_Aim_:
Copy out each line that includes the word "standalone".

_Information given_:
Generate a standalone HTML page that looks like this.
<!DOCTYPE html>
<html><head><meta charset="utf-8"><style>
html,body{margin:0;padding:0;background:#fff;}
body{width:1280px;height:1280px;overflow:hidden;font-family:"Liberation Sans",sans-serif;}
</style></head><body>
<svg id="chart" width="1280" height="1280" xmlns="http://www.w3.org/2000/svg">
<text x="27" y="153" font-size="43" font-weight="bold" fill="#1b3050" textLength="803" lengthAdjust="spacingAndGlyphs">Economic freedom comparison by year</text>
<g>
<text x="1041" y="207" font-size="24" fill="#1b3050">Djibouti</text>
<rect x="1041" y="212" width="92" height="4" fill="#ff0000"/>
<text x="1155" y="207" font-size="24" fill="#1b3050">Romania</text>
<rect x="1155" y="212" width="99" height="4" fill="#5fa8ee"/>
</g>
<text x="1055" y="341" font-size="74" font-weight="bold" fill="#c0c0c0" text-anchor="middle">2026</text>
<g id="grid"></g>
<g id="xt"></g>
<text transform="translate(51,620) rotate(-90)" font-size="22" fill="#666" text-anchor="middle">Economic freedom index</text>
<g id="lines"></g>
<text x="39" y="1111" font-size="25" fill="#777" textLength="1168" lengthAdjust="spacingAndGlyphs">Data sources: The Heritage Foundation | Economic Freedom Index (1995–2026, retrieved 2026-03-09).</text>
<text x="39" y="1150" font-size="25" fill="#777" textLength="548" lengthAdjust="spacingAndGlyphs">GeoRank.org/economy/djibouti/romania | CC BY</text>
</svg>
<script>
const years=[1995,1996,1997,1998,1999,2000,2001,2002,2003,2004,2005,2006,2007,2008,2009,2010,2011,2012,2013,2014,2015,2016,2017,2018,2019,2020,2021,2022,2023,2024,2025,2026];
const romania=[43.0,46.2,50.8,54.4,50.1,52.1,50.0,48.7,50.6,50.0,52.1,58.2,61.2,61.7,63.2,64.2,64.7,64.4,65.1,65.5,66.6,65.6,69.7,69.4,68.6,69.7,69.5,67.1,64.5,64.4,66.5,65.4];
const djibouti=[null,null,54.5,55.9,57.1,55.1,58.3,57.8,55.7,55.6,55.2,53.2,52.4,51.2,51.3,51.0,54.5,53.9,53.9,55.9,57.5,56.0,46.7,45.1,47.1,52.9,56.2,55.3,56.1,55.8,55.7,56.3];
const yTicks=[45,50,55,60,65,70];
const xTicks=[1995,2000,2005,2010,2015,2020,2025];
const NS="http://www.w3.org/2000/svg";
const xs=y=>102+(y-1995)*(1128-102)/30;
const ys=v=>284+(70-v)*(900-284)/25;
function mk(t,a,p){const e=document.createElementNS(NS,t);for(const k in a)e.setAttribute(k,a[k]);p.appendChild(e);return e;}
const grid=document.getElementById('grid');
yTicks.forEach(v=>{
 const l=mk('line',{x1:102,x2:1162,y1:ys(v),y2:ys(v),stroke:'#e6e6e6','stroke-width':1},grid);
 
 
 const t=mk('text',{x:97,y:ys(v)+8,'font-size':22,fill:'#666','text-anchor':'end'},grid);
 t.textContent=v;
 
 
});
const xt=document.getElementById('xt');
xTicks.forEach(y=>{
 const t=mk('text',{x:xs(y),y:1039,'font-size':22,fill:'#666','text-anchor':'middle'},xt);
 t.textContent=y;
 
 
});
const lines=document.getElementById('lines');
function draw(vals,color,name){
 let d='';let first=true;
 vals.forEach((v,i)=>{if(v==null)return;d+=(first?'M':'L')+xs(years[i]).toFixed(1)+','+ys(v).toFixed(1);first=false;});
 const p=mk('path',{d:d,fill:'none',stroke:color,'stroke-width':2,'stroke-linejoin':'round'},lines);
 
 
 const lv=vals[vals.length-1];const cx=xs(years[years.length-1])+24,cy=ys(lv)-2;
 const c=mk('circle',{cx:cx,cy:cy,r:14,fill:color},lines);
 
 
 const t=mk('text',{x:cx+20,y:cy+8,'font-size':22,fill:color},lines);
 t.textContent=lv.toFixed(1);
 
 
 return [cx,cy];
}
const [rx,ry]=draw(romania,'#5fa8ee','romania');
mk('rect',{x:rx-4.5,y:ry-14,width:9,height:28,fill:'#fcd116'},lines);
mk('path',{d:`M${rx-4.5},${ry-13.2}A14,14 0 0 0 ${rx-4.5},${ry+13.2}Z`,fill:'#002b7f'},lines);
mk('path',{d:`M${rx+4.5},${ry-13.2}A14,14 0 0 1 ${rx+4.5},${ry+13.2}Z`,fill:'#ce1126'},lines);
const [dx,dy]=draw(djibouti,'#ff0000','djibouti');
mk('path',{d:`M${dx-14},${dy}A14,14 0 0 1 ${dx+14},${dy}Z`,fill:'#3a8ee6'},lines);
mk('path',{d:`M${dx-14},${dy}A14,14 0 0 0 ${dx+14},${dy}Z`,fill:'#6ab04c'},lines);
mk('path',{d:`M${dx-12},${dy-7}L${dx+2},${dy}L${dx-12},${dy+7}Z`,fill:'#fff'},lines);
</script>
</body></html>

==

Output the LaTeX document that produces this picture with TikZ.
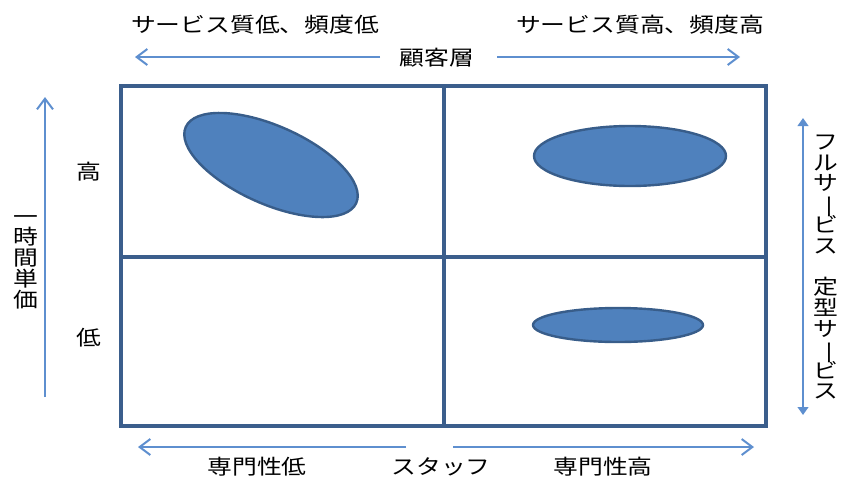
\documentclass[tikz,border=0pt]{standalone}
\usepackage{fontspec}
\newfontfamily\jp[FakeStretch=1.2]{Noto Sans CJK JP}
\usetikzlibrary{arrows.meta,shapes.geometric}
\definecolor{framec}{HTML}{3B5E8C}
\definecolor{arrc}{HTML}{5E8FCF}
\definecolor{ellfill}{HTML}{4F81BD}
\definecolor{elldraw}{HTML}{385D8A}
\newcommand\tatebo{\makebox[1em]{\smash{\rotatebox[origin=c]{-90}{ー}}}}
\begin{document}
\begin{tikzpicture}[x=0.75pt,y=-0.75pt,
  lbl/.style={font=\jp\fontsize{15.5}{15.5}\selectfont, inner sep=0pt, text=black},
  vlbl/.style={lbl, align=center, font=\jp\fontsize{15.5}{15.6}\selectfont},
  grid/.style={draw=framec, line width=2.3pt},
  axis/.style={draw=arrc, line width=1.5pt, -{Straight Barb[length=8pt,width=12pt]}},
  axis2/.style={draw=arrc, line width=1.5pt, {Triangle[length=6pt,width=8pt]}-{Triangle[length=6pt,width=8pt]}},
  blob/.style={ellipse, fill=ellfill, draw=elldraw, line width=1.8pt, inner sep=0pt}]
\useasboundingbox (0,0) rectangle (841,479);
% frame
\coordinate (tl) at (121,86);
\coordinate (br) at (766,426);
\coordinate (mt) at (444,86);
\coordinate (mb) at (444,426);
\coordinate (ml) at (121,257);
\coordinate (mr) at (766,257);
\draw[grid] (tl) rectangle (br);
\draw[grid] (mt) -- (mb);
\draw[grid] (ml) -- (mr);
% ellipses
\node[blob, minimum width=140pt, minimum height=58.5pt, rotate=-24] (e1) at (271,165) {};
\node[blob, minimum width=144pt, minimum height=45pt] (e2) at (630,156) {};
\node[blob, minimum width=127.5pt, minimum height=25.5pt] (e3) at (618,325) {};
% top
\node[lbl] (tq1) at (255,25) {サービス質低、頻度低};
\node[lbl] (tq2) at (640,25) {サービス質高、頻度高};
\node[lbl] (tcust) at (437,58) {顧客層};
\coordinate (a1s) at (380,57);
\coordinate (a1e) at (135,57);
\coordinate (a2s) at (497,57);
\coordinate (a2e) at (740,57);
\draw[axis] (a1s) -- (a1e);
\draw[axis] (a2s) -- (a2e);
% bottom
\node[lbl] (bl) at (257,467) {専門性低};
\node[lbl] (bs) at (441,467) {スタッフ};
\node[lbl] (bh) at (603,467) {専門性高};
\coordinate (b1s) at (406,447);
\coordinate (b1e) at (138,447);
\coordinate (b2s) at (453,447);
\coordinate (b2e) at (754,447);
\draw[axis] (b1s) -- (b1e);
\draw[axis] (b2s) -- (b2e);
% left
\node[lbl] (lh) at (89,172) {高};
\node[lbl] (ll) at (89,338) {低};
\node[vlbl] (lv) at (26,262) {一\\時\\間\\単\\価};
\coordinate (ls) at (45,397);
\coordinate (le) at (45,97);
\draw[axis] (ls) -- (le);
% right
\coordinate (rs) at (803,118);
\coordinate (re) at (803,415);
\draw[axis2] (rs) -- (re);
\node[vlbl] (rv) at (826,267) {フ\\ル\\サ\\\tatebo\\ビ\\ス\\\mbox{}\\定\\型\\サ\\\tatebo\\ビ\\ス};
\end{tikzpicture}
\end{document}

...

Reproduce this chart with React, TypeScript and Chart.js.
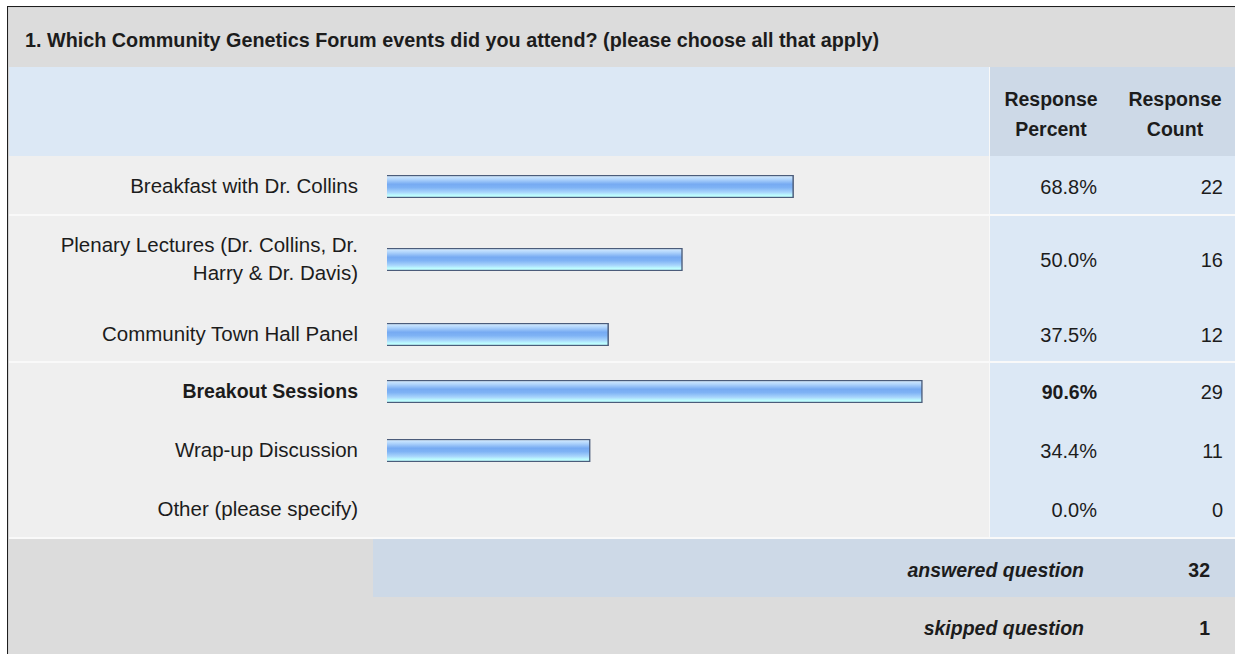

_Final result_:
Generate a standalone HTML page that looks like this.
\documentclass[tikz,border=0pt]{standalone}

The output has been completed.